The game employs two different engines. One, the Essence Engine, is used to create high-quality, cinematic cutscenes that can go seamlessly into the gameplay. The other is, of course, Havok 3.0, which lets every stick, brick, and cloud of dust on the battlefield have its own physics. It’s all about the little details, including the interactivity onscreen.
You have not seen a building collapse in an RTS until you’ve seen how it goes down in Company of Heroes. It’s crazy. Each structure is made up of a variety of panels which can be damaged and destroyed individually, thus ensuring that no two buildings will take damage or explode in the same way.
That attention to detail also applies to individual soldiers. As noted above, they’re smart enough to take care of themselves, ducking behind whatever’s available, automatically taking cover when you tell them to move, and getting out of the way of incoming vehicles. Of course, the same applies to the enemy, which really cranks up the amount of things that happen onscreen at once. I came pretty close to sensory overload while watching the demo.
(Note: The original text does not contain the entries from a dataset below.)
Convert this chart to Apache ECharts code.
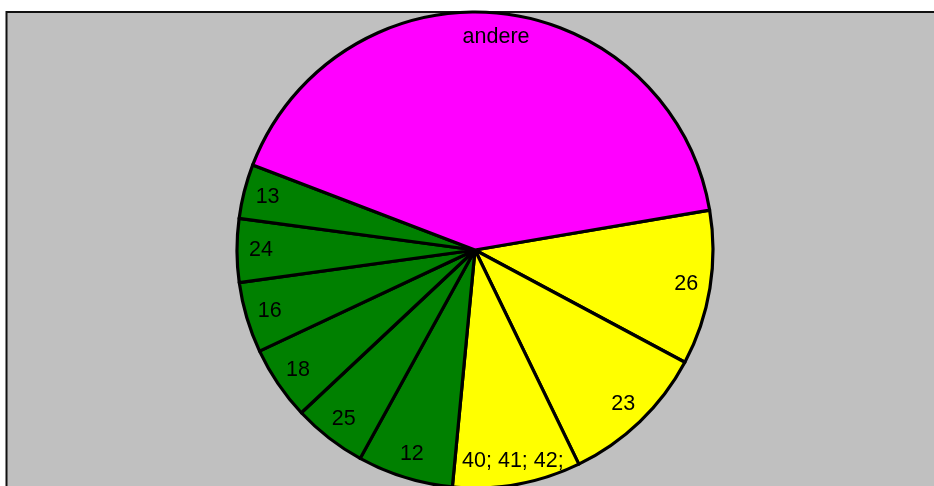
<!DOCTYPE html>
<html><head><meta charset="utf-8">
<script src="https://cdn.jsdelivr.net/npm/echarts@6/dist/echarts.min.js"></script>
<style>html,body{margin:0;padding:0;background:#fff}#c{width:934px;height:486px}</style>
</head><body><div id="c"></div>
<script>
// Data (share of the whole, clockwise from the "26" slice)
const categories = ['26', '23', '40; 41; 42;', '12', '25', '18', '16', '24', '13', 'andere'];
const values = [10.5, 10.0, 8.7, 6.5, 5.0, 5.0, 4.8, 4.3, 3.7, 41.5];
const sliceColors = ['#FFFF00', '#FFFF00', '#FFFF00', '#008000', '#008000', '#008000', '#008000', '#008000', '#008000', '#FF00FF'];

const chart = echarts.init(document.getElementById('c'), null, {renderer: 'canvas'});
const CENTER = [475, 250];
const R = 238;
const START = 9.66;

const pieData = categories.map((c, i) => ({
  name: c, value: values[i],
  itemStyle: {color: sliceColors[i]}
}));
const labelData = categories.map((c, i) => ({name: c, value: values[i]}));

chart.setOption({
  backgroundColor: '#ffffff',
  animation: false,
  graphic: [{
    type: 'rect', z: -10, silent: true,
    shape: {x: 6.5, y: 12, width: 1000, height: 1000},
    style: {fill: '#C0C0C0', stroke: '#111', lineWidth: 2}
  }],
  series: [{
    type: 'pie',
    center: CENTER,
    radius: [0, R],
    startAngle: START,
    clockwise: true,
    avoidLabelOverlap: false,
    label: {show: false},
    labelLine: {show: false},
    emphasis: {disabled: true},
    itemStyle: {borderColor: '#000', borderWidth: 3.2, borderJoin: 'round'},
    data: pieData,
    silent: true
  }, {
    type: 'pie',
    center: CENTER,
    radius: [184, R],
    startAngle: START,
    clockwise: true,
    avoidLabelOverlap: false,
    emphasis: {disabled: true},
    itemStyle: {color: 'rgba(0,0,0,0)', borderWidth: 0},
    label: {
      show: true, position: 'inside', formatter: '{b}',
      color: '#000', fontSize: 21.5, fontFamily: 'Liberation Sans, Arial, sans-serif',
      rotate: 0
    },
    labelLine: {show: false},
    data: labelData,
    silent: true
  }]
});
</script>
</body></html>
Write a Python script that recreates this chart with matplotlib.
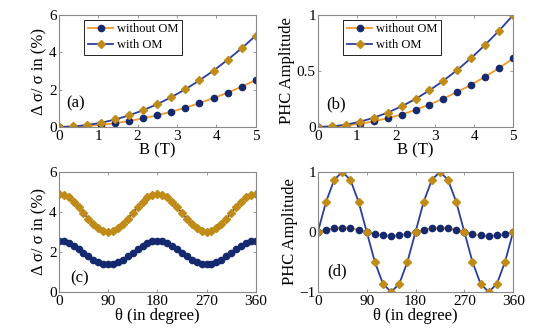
import matplotlib
matplotlib.use('Agg')
import matplotlib.pyplot as plt

# magnetic field sweep (panels a, b)
B = [0, 0.357, 0.714, 1.071, 1.429, 1.786, 2.143, 2.5, 2.857, 3.214, 3.571, 3.929, 4.286, 4.643, 5]
a_without = [0, 0.013, 0.05, 0.115, 0.2, 0.32, 0.46, 0.63, 0.82, 1.03, 1.28, 1.55, 1.84, 2.16, 2.52]
a_with = [0, 0.025, 0.1, 0.22, 0.4, 0.62, 0.9, 1.22, 1.6, 2.02, 2.5, 3.02, 3.6, 4.22, 4.9]
b_without = [0, 0.003, 0.012, 0.028, 0.05, 0.078, 0.11, 0.153, 0.2, 0.253, 0.313, 0.378, 0.45, 0.528, 0.612]
b_with = [0, 0.005, 0.02, 0.046, 0.082, 0.128, 0.184, 0.25, 0.327, 0.413, 0.51, 0.617, 0.735, 0.862, 1.0]

# angle sweep (panel c)
theta_c = [0, 9, 18, 27, 36, 45, 54, 63, 72, 81, 90, 99, 108, 117, 126, 135, 144, 153, 162, 171,
           180, 189, 198, 207, 216, 225, 234, 243, 252, 261, 270, 279, 288, 297, 306, 315, 324, 333,
           342, 351, 360]
c_without = [2.55, 2.52, 2.44, 2.31, 2.15, 1.97, 1.78, 1.62, 1.49, 1.41, 1.38, 1.41, 1.49, 1.62,
             1.78, 1.97, 2.15, 2.31, 2.44, 2.52, 2.55, 2.52, 2.44, 2.31, 2.15, 1.97, 1.78, 1.62,
             1.49, 1.41, 1.38, 1.41, 1.49, 1.62, 1.78, 1.97, 2.15, 2.31, 2.44, 2.52, 2.55]
c_with = [4.90, 4.85, 4.72, 4.51, 4.24, 3.95, 3.66, 3.39, 3.18, 3.05, 3.00, 3.05, 3.18, 3.39,
          3.66, 3.95, 4.24, 4.51, 4.72, 4.85, 4.90, 4.85, 4.72, 4.51, 4.24, 3.95, 3.66, 3.39,
          3.18, 3.05, 3.00, 3.05, 3.18, 3.39, 3.66, 3.95, 4.24, 4.51, 4.72, 4.85, 4.90]

# angle sweep (panel d)
theta_d = [0, 15, 30, 45, 60, 75, 90, 105, 120, 135, 150, 165, 180, 195, 210, 225, 240, 255,
           270, 285, 300, 315, 330, 345, 360]
d_without = [0, 0.035, 0.06, 0.07, 0.06, 0.035, 0, -0.035, -0.06, -0.07, -0.06, -0.035, 0,
             0.035, 0.06, 0.07, 0.06, 0.035, 0, -0.035, -0.06, -0.07, -0.06, -0.035, 0]
d_with = [0, 0.5, 0.866, 1.0, 0.866, 0.5, 0, -0.5, -0.866, -1.0, -0.866, -0.5, 0,
          0.5, 0.866, 1.0, 0.866, 0.5, 0, -0.5, -0.866, -1.0, -0.866, -0.5, 0]

orange = '#f39a2a'
navy = '#2a3f9c'
dot = '#15296e'
gold = '#c08b17'

plt.rcParams['font.family'] = ['Liberation Serif', 'DejaVu Serif']

fig = plt.figure(figsize=(5.5, 3.28), dpi=100, facecolor='w')
ax_a = fig.add_axes([0.107, 0.613, 0.358, 0.341])
ax_b = fig.add_axes([0.578, 0.613, 0.355, 0.341])
ax_c = fig.add_axes([0.107, 0.110, 0.358, 0.366])
ax_d = fig.add_axes([0.578, 0.110, 0.355, 0.366])


def style(ax):
    for s in ax.spines.values():
        s.set_color('#888888')
        s.set_linewidth(0.8)
    ax.tick_params(direction='in', length=2.5, width=0.6, color='#888888',
                   top=True, right=True, labelsize=11, pad=1.5)
    ax.tick_params(axis='x', pad=2.5)


def draw(ax, x, y1, y2):
    ax.plot(x, y1, '-o', color=orange, mfc=dot, mec=dot, ms=4.5, lw=1.3, label='without OM')
    ax.plot(x, y2, '-D', color=navy, mfc=gold, mec=gold, ms=3.6, lw=1.3, label='with OM')


draw(ax_a, B, a_without, a_with)
draw(ax_b, B, b_without, b_with)
draw(ax_c, theta_c, c_without, c_with)
draw(ax_d, theta_d, d_without, d_with)

for ax in (ax_a, ax_b, ax_c, ax_d):
    style(ax)

for ax in (ax_a, ax_b):
    ax.set_xlim(0, 5)
    ax.set_xticks([0, 1, 2, 3, 4, 5])
ax_a.set_ylim(0, 6)
ax_a.set_yticks([0, 2, 4, 6])
ax_b.set_ylim(0, 1)
ax_b.set_yticks([0, 0.5, 1])
ax_b.set_yticklabels(['0', '0.5', '1'])
ax_c.set_xlim(0, 360)
ax_c.set_ylim(0, 6)
ax_c.set_yticks([0, 2, 4, 6])
ax_d.set_xlim(0, 360)
ax_d.set_ylim(-1, 1)
ax_d.set_yticks([-1, 0, 1])
for ax in (ax_c, ax_d):
    ax.set_xticks([0, 90, 180, 270, 360])

ax_a.set_ylabel('Δ σ/ σ in (%)', fontsize=12, labelpad=1)
ax_c.set_ylabel('Δ σ/ σ in (%)', fontsize=12, labelpad=1)
ax_b.set_ylabel('PHC Amplitude', fontsize=12, labelpad=1)
ax_d.set_ylabel('PHC Amplitude', fontsize=12, labelpad=1)
ax_a.set_xlabel('B (T)', fontsize=12, labelpad=-0.5)
ax_b.set_xlabel('B (T)', fontsize=12, labelpad=-0.5)
ax_c.set_xlabel('θ (in degree)', fontsize=12, labelpad=-0.5)
ax_d.set_xlabel('θ (in degree)', fontsize=12, labelpad=-0.5)

for ax in (ax_a, ax_b):
    leg = ax.legend(loc='upper left', bbox_to_anchor=(0.13, 0.96), fontsize=9,
                    fancybox=False, framealpha=1, edgecolor='black', borderpad=0.3,
                    handlelength=2.0, handletextpad=0.3, labelspacing=0.3, borderaxespad=0)
    leg.get_frame().set_linewidth(0.6)

ax_a.text(0.2, 1.05, '(a)', fontsize=12)
ax_b.text(0.22, 0.17, '(b)', fontsize=12)
ax_c.text(20, 0.5, '(c)', fontsize=12)
ax_d.text(18, -0.72, '(d)', fontsize=12)

fig.savefig('out.png', dpi=100, facecolor='w')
A single common soldier has some impressive AI, and more than two thousand animations, including ragdoll physics. The Havok engine lets each soldier and ground unit take location damage; for example, a tank that takes a rocket or two to its back end will no longer be able to move. It can still rotate its turret, but its engine’s been disabled. The same applies if a grenade gets underneath its treads.
Company of Heroes is still a long way from being complete. What I saw was a pre-alpha, but I also saw a really good-looking RTS. I’d like to see the industry move away from World War II games, yes, but I’d also like to see more games with as much realism and as many options as Company of Heroes has.